Uscire dall'eroina si può: storia di una 15enne salvata in extremis

A Milano, nel boschetto della droga di Rogoredo, ogni giorno decine di disperati spendono gli euro raccolti di elemosina per pagarsi una dose di eroina. Ma uscire dal tunnel della droga è possibile, come successo a una 15enne

Uscire dall'eroina si può: storia di una 15enne salvata in extremis

Farsi di eroina a 15 anni. E provare a uscire dal tunnel della droga, riuscendoci, grazie all'aiuto di un operatore sociale. È la storia, raccontata dal Corriere della Sera, di una ragazza milanese come tante, che in questi giorni ha compiuto 18 anni. Da quando si "faceva" con l'aiuto del fidanzato sembra passato un secolo. Era l'estate del 2015, precisamente il 16 luglio. Combattere la noia con una "pera", un'iniezione di eroina. Provare, perché no? "Ce l'ho qui, cosa vuoi fare", la proposta del ragazzo. "Va bene", fa lei.

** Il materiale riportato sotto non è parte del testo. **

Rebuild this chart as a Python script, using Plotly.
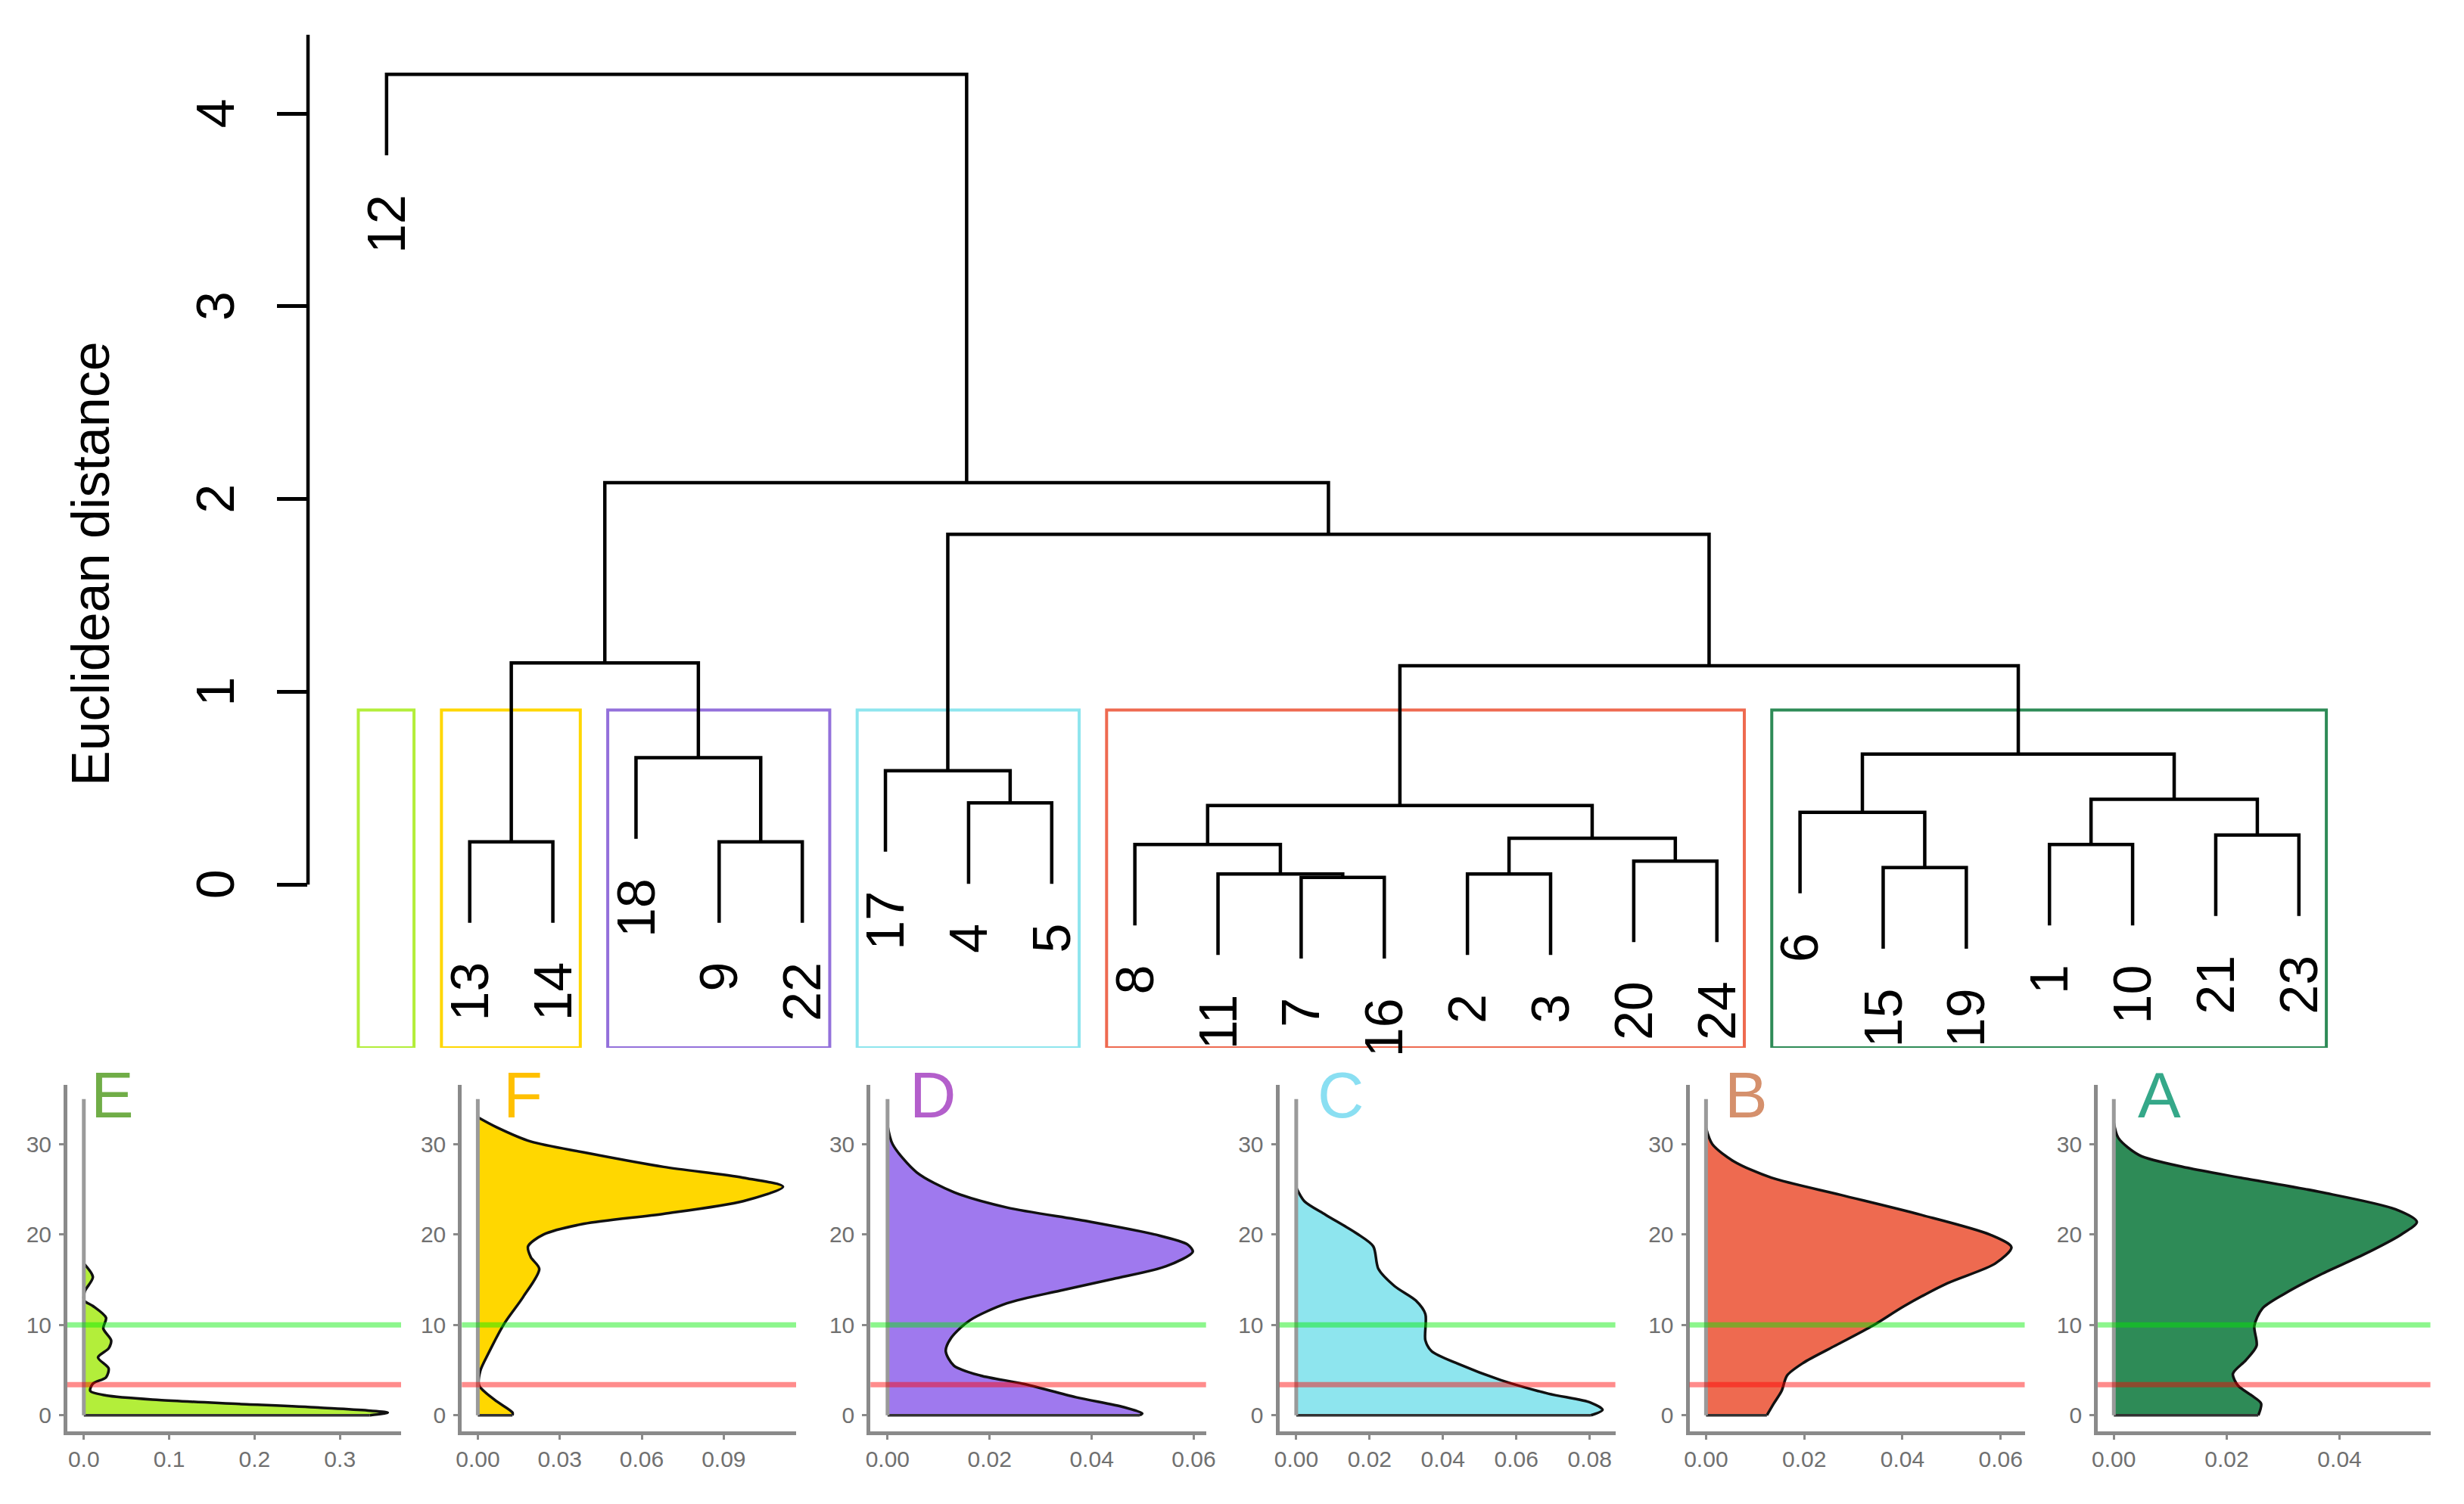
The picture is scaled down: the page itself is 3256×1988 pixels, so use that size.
import plotly.graph_objects as go

W, H = 3256, 1988          # browser window
PAGE_MARGIN = 8            # default <body> margin around the plot div
FW, FH = W - 2 * PAGE_MARGIN, H - 2 * PAGE_MARGIN
FONT = "Liberation Sans, Arial, sans-serif"


def fx(p):  # page pixel -> paper x
    return (p - PAGE_MARGIN) / FW


def fy(p):  # page pixel -> paper y
    return 1 - (p - PAGE_MARGIN) / FH


# ---------------- dendrogram data ----------------
leaf_labels = ["12", "13", "14", "18", "9", "22", "17", "4", "5", "8", "11", "7", "16",
               "2", "3", "20", "24", "6", "15", "19", "1", "10", "21", "23"]
# R-style merge table: negative = leaf position (1-based, left to right), positive = earlier merge
merge_left = [-12, -11, -14, -19, -16, -10, -21, -2, -5, 3, -23, -18, 6, -8, 7, -7, -4, 12, 13, 8, 16, 20, -1]
merge_right = [-13, 1, -15, -20, -17, 2, -22, -3, -6, 5, -24, 4, 10, -9, 11, 14, 9, 15, 18, 17, 19, 21, 22]
merge_height = [0.037, 0.055, 0.055, 0.088, 0.122, 0.208, 0.208, 0.222, 0.222, 0.240, 0.257, 0.375,
                0.410, 0.424, 0.442, 0.591, 0.658, 0.677, 1.135, 1.150, 1.817, 2.085, 4.204]
dist_ticks = [0, 1, 2, 3, 4]

cluster_names = ["E", "F", "D", "C", "B", "A"]
cluster_sizes = [1, 2, 3, 3, 8, 7]
box_colors = ["#B3EE3A", "#FFD700", "#9370DB", "#8EE5EE", "#EE6A50", "#2E8B57"]
fill_colors = ["#B3EE3A", "#FFD700", "#9F79EE", "#8EE5EE", "#EE6A50", "#2E8B57"]
title_colors = ["#70AD47", "#FFC000", "#B35FCB", "#8ADFF2", "#D5906C", "#35A889"]

# ---------------- density data (value on vertical axis, density horizontal) ----------------
E_y = [0, 0.3, 0.85, 1.26, 1.7, 2.2, 2.7, 3.5, 4.2, 5.2, 6.4, 7.4, 8.3, 9.6, 10.8, 12.1, 12.7, 13.7, 15.3, 16.8]
E_d = [0.335, 0.356, 0.275, 0.182, 0.088, 0.026, 0.0075, 0.0106, 0.026, 0.029, 0.0166, 0.029, 0.032,
       0.0228, 0.026, 0.0106, 0.0005, 0.001, 0.0106, 0.0]
F_y = [0, 0.3, 1.7, 3.3, 4.9, 6.8, 10.2, 13.1, 16.2, 17.5, 18.7, 20.0, 21.2, 22.3, 23.7, 25.3, 26.3,
       27.5, 29.1, 30.3, 31.9, 33.0]
F_d = [0.0127, 0.0127, 0.0062, 0.0005, 0.0009, 0.0038, 0.0098, 0.0166, 0.0225, 0.0194, 0.0184, 0.0240,
       0.0389, 0.068, 0.0971, 0.1117, 0.0971, 0.068, 0.0389, 0.0194, 0.0068, 0.0]
D_y = [0, 0.2, 0.9, 2.0, 3.5, 4.4, 5.5, 7.1, 8.6, 10.5, 12.4, 13.8, 15.1, 16.5, 18.1, 18.9, 20.0, 21.5,
       23.0, 24.7, 26.9, 30.0, 32.1]
D_d = [0.0494, 0.0499, 0.0463, 0.0369, 0.0265, 0.0182, 0.013, 0.0114, 0.0125, 0.0161, 0.0234, 0.0338,
       0.0442, 0.0546, 0.0598, 0.0588, 0.0525, 0.039, 0.0234, 0.013, 0.0057, 0.001, 0.0]
C_y = [0, 0.6, 1.4, 2.4, 3.9, 5.7, 7.1, 8.3, 11.2, 12.7, 14.3, 16.2, 18.7, 20.1, 22.2, 23.7, 25.2]
C_d = [0.0803, 0.0835, 0.0803, 0.0687, 0.0557, 0.0441, 0.0369, 0.0352, 0.0352, 0.0326, 0.0268, 0.0224,
       0.021, 0.0166, 0.008, 0.0022, 0.0]
B_y = [0, 1.3, 2.7, 4.4, 5.8, 7.7, 9.9, 12.1, 14.6, 16.8, 18.6, 20.0, 22.2, 24.4, 26.3, 28.1, 30.0, 31.8]
B_d = [0.0124, 0.0138, 0.0154, 0.0165, 0.0198, 0.0263, 0.0339, 0.0404, 0.0491, 0.0589, 0.0622, 0.0578,
       0.0437, 0.0274, 0.0133, 0.0057, 0.0013, 0.0]
A_y = [0, 1.3, 2.2, 3.3, 4.6, 6.1, 7.7, 9.9, 11.8, 13.4, 15.6, 17.8, 20.0, 21.4, 22.8, 24.7, 26.3, 27.4,
       28.8, 30.7, 32.4]
A_d = [0.0256, 0.0261, 0.0244, 0.022, 0.0211, 0.0234, 0.0253, 0.0249, 0.0263, 0.0301, 0.0367, 0.0443,
       0.0509, 0.0537, 0.0499, 0.0367, 0.0225, 0.013, 0.0045, 0.0008, 0.0]
density_y = [E_y, F_y, D_y, C_y, B_y, A_y]
density_d = [E_d, F_d, D_d, C_d, B_d, A_d]
data_top = 35.0

x_tickvals = [[0, 0.1, 0.2, 0.3], [0, 0.03, 0.06, 0.09], [0, 0.02, 0.04, 0.06],
              [0, 0.02, 0.04, 0.06, 0.08], [0, 0.02, 0.04, 0.06], [0, 0.02, 0.04]]
x_ticktext = [["0.0", "0.1", "0.2", "0.3"], ["0.00", "0.03", "0.06", "0.09"],
              ["0.00", "0.02", "0.04", "0.06"], ["0.00", "0.02", "0.04", "0.06", "0.08"],
              ["0.00", "0.02", "0.04", "0.06"], ["0.00", "0.02", "0.04"]]
y_tickvals = [0, 10, 20, 30]
green_level = 10
red_level = 3.4

# ---------------- layout constants (page pixels) ----------------
dend_left_px, dend_right_px = 407, 3147.7
dend_top_px, dend_bot_px = 45.7, 1385
dend_xrange = [0.055, 25]
dend_yrange = [-0.847, 4.41]

panel_left_px = [89, 610.3, 1150.3, 1690.5, 2232.5, 2772.1]
panel_right_px = [530, 1052, 1593.7, 2134.6, 2675.5, 3211.6]
panel_xranges = [[-0.0193, 0.3716], [-0.00584, 0.1165], [-0.00334, 0.0624],
                 [-0.00462, 0.087], [-0.00337, 0.0649], [-0.00284, 0.0561]]
panel_top_px, panel_bot_px = 1433.7, 1892
panel_yrange = [-1.78, 36.6]
title_left_px = [118, 663, 1200, 1739, 2277, 2823]
title_mid_px = 1447

fig = go.Figure()

# ---------------- dendrogram ----------------
hang = 0.1 * max(merge_height)
x_node = {}
leaf_end = {}
seg_x, seg_y = [], []
for i, (a, b, h) in enumerate(zip(merge_left, merge_right, merge_height), start=1):
    pts = []
    for c in (a, b):
        if c < 0:
            leaf_end[-c] = h - hang
            pts.append((-c, h - hang))
        else:
            pts.append((x_node[c], merge_height[c - 1]))
    (xa, ya), (xb, yb) = pts
    seg_x += [xa, xa, xb, xb, None]
    seg_y += [ya, h, h, yb, None]
    x_node[i] = (xa + xb) / 2

fig.add_trace(go.Scatter(x=seg_x, y=seg_y, mode="lines", line=dict(color="black", width=4.5),
                         xaxis="x", yaxis="y", hoverinfo="skip", showlegend=False))

annotations = []
for pos, lab in enumerate(leaf_labels, start=1):
    annotations.append(dict(x=pos, y=leaf_end[pos], xref="x", yref="y", text=lab, showarrow=False,
                            textangle=-90, xanchor="center", yanchor="top", yshift=-50,
                            font=dict(family=FONT, size=70, color="black")))

for t in dist_ticks:
    annotations.append(dict(x=fx(285), y=t, xref="paper", yref="y", text=str(t), showarrow=False,
                            textangle=-90, xanchor="center", yanchor="middle",
                            font=dict(family=FONT, size=70, color="black")))
annotations.append(dict(x=fx(120), y=fy(745), xref="paper", yref="paper", text="Euclidean distance",
                        showarrow=False, textangle=-90, xanchor="center", yanchor="middle",
                        font=dict(family=FONT, size=70, color="black")))

shapes = []
shapes.append(dict(type="line", xref="x domain", yref="y", x0=0, x1=0, y0=0, y1=dend_yrange[1],
                   line=dict(color="black", width=4.5)))

# cluster rectangles (rect.hclust style)
heights_desc = sorted(merge_height, reverse=True)
k = len(cluster_sizes)
box_top = (heights_desc[k - 2] + heights_desc[k - 1]) / 2
start = 1
for size, col in zip(cluster_sizes, box_colors):
    shapes.append(dict(type="rect", xref="x", yref="y", x0=start - 0.34, x1=start + size - 1 + 0.33,
                       y0=dend_yrange[0], y1=box_top, line=dict(color=col, width=4),
                       fillcolor="rgba(0,0,0,0)", layer="below"))
    start += size

layout = dict(
    width=FW, height=FH, margin=dict(l=0, r=0, t=0, b=0, autoexpand=False),
    paper_bgcolor="white", plot_bgcolor="white", showlegend=False,
    xaxis=dict(domain=[fx(dend_left_px), fx(dend_right_px)], range=dend_xrange, visible=False,
               anchor="y", automargin=False),
    yaxis=dict(domain=[fy(dend_bot_px), fy(dend_top_px)], range=dend_yrange, anchor="x",
               tickvals=dist_ticks, ticks="outside", ticklen=40, tickwidth=4.5, tickcolor="black",
               showticklabels=False, showline=False, showgrid=False, zeroline=False, automargin=False),
)

# ---------------- density panels ----------------
for i in range(6):
    n = i + 2
    xa, ya = f"x{n}", f"y{n}"
    layout[f"xaxis{n}"] = dict(
        domain=[fx(panel_left_px[i]), fx(panel_right_px[i])], range=panel_xranges[i], anchor=ya,
        showline=True, linecolor="#8a8a8a", linewidth=5, ticks="outside", ticklen=6, tickwidth=3,
        tickcolor="#8a8a8a", tickvals=x_tickvals[i], ticktext=x_ticktext[i],
        tickfont=dict(family=FONT, size=30, color="#707070"), ticklabelstandoff=0,
        showgrid=False, zeroline=False, automargin=False)
    layout[f"yaxis{n}"] = dict(
        domain=[fy(panel_bot_px), fy(panel_top_px)], range=panel_yrange, anchor=xa,
        showline=True, linecolor="#8a8a8a", linewidth=5, ticks="outside", ticklen=6, tickwidth=3,
        tickcolor="#8a8a8a", tickvals=y_tickvals, ticktext=[str(v) for v in y_tickvals],
        tickfont=dict(family=FONT, size=30, color="#707070"), ticklabelstandoff=4,
        showgrid=False, zeroline=False, automargin=False)

    dy, dd = density_y[i], density_d[i]
    fig.add_trace(go.Scatter(x=dd, y=dy, mode="lines", fill="tozerox", fillcolor=fill_colors[i],
                             line=dict(color="#111111", width=3.5, shape="spline", smoothing=0.8),
                             xaxis=xa, yaxis=ya, hoverinfo="skip", showlegend=False))
    # baseline of the density polygon
    fig.add_trace(go.Scatter(x=[0, dd[0]], y=[0, 0], mode="lines", line=dict(color="#333333", width=3.5),
                             xaxis=xa, yaxis=ya, hoverinfo="skip", showlegend=False))
    # zero line spanning the data range
    fig.add_trace(go.Scatter(x=[0, 0], y=[0, data_top], mode="lines", line=dict(color="#9a9a9a", width=5),
                             xaxis=xa, yaxis=ya, hoverinfo="skip", showlegend=False))

    shapes.append(dict(type="line", xref=f"{xa} domain", yref=ya, x0=0, x1=1, y0=green_level,
                       y1=green_level, line=dict(color="rgba(0,235,0,0.45)", width=7)))
    shapes.append(dict(type="line", xref=f"{xa} domain", yref=ya, x0=0, x1=1, y0=red_level,
                       y1=red_level, line=dict(color="rgba(255,0,0,0.45)", width=7)))

    annotations.append(dict(x=fx(title_left_px[i]), y=fy(title_mid_px), xref="paper", yref="paper",
                            text=cluster_names[i], showarrow=False, xanchor="left", yanchor="middle",
                            font=dict(family=FONT, size=85, color=title_colors[i])))

layout["shapes"] = shapes
layout["annotations"] = annotations
fig.update_layout(**layout)

fig.write_html("out.html")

Da quel giorno la sua vita cambia. I problemi tipici dell'adolescenza spariscono all'improvviso. Almeno sembra. Perché da quel momento, i piccoli drammi giornalieri (una relazione finita male, un brutto voto a scuola, la vacanza con gli amici negata dai genitori) lasciano il posto a una terribile dipendenza. Che ogni anno costa la vita a decine di persone, comprese quelle coetanee - Alice e Arianna - vittime negli ultimi mesi di un'overdose da eroina gialla. Nel 2015, quando inizia questa storia, Alice e Arianna erano ancora vive. E ancora non conoscevano gli effetti della droga. La protagonista di questa storia invece sì. "L’eroina ti annulla subito il dolore, uccide il disagio, cancella il mondo reale", racconta Chiara (nome di fantasia) circa il suo rapporto con la droga.

La sua prima volta si era consumata sul letto di casa. Parva sed apta, rifugium peccatorum. Ma la sede dei buchi successivi sarebbe stato il luogo più malfamato e pericoloso di Milano: il famigerato boschetto della droga di Rogoredo. "Mi facevo una o due volte la settimana, poi quattro, dopo la scuola, ma all’ultimo tutti i giorni, e anche più volte al giorno, perché tra una dose e l’altra stavo male. Non riesci ad aspettare, inizi a farti nei bagni sotto Rogoredo. Te ne fotti di tutto, giù in metro ci sono le scale, un angolino, io mi mettevo lì, la gente passava e ero accucciata in basso. Non frequentavo più i compagni, a casa non parlavo, non hanno mai saputo niente", racconta Chiara. Che perde un anno scolastico, gli amici, il rapporto con la famiglia. Fino al miracolo. La rinascita.

Merito di Simone, un operatore dei servizi sociali che la porta via dal buio dell'emarginazione. Ma cosa spinge una ragazza a farsi di eroina? "Un mix che diventa micidiale. Curiosità, spirito di sperimentazione, sottile disagio che gli adolescenti provano tutti e non sanno decifrare, assenza di memoria storica sui disastri dell’eroina, la roba di nuovo facilmente reperibile per tutti, la volontà di provocare la reazione di qualcuno", spiega al Corriere l'operatore milanese. Aggiungendo che "spesso, come nel caso di questa ragazza, le famiglie non sanno. Allora bisogna concentrarsi su di loro, dando fiducia, cercando di farli sentire degni di cura. Provo a vivere la loro sofferenza insieme, sul campo. Faccio capire che credo in loro cercando di non appesantirli con le aspettative".

Ora è due mesi che Chiara non si buca più.

Il problema della dipendenza da eroina di tanti giovani si risolve così, aggredendo il male, vittima per vittima, sradicandolo dal corpo e dalla mente di chi è precipitato nel tunnel. Un vuoto da cui si può riemergere.